Professional alternative known especially for strong denoising tools.
Now a free Canva-owned all-in-one design app. More Photoshop-like than Lightroom-like, but still useful for photo work.
Most camera brands offer free software that works with their files, but these apps are often clunky.
General guidelines
Keep Your Taste Awake
Editing is subjective. The point here is not to force a recipe, but to give you concepts to consider. If a different approach feels right for your image, follow that.
Edit little, edit often. When you stare at one image for too long, your eye adapts and you may start making heavier edits than the photo needs.
You will not always visualize what a slider does before moving it. Experimenting builds a better sense of where you want to take an image.
Like every art form, photography improves when you look at other people's work. Find photographers whose edits you admire and study what they are doing.

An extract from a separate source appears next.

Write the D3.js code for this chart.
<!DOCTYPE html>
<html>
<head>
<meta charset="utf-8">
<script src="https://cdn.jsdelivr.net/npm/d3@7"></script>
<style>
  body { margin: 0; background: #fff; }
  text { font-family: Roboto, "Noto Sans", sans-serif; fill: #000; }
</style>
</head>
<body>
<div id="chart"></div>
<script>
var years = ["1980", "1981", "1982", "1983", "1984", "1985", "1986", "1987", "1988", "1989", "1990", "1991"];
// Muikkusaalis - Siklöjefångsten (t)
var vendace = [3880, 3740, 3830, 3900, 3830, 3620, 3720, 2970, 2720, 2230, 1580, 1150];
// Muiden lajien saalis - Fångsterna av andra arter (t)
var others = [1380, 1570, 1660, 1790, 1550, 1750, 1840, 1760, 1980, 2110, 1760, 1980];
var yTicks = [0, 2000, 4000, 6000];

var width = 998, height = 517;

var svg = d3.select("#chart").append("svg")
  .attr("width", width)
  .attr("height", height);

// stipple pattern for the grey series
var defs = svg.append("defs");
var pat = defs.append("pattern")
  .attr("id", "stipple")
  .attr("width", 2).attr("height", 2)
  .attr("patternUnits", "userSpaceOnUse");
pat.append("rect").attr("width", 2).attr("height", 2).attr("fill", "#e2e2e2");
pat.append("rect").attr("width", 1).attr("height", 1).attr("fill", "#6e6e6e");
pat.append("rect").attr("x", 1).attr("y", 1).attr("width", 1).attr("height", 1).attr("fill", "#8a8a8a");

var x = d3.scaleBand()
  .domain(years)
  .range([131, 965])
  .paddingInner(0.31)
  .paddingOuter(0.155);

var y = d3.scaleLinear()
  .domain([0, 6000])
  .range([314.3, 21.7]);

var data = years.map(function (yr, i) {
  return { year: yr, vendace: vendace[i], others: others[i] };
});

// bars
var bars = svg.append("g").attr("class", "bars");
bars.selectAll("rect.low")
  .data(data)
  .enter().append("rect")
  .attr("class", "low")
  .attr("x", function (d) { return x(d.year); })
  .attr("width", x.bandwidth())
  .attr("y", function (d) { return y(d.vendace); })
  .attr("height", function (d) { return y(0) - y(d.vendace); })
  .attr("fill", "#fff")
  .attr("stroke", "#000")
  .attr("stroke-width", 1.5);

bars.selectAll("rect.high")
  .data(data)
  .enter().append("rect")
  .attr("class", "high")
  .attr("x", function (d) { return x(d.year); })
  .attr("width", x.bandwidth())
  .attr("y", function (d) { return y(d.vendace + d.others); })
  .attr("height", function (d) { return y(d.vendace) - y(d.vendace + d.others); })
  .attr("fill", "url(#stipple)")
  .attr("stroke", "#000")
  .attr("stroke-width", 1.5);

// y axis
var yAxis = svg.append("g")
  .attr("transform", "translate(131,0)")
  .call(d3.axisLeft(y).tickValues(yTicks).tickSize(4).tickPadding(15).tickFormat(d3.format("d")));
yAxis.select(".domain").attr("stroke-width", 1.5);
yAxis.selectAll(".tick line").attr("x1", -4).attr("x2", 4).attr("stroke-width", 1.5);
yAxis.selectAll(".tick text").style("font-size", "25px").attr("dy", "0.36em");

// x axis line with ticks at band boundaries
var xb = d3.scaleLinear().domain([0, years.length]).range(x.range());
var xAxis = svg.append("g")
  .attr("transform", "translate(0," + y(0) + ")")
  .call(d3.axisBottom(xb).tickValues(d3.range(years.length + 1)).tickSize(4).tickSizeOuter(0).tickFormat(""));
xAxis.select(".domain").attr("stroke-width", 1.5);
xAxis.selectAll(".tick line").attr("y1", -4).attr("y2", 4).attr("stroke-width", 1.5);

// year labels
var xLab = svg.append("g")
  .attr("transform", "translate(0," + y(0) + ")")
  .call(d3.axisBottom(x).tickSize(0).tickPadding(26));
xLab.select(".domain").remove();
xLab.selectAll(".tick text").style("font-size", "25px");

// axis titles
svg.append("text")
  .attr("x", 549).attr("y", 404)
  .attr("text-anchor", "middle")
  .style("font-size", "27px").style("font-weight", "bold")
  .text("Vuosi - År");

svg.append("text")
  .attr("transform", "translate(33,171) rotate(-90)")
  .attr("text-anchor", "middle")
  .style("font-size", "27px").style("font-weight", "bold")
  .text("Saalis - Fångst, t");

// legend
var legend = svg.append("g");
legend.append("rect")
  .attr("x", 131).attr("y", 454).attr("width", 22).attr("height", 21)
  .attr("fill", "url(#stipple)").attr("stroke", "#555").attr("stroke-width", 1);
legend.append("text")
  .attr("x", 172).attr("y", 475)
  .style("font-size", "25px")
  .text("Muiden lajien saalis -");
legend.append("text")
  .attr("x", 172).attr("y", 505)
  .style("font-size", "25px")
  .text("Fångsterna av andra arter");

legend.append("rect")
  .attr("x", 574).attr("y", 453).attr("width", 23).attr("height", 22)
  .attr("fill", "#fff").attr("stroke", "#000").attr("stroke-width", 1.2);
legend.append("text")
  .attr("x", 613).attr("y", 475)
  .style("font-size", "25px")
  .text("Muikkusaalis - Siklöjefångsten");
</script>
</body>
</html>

Trying to make every image more vibrant by raising global saturation often creates an artificial, overcooked look. Sometimes the image needs less color or brightness in the right places.
The white point is how bright the brightest whites are. The black point is how dark the darkest blacks are. A quick white frame around the photo can help you see if the whole image is too dark.
Pulling every shadow up and every highlight down can create a flat HDR look. Cameras can let darkness stay natural, while phone processing often tries to even everything out.
A good edit should make the viewer feel the photograph more clearly. Start with crop and value, then color, then stop before the edit becomes the subject.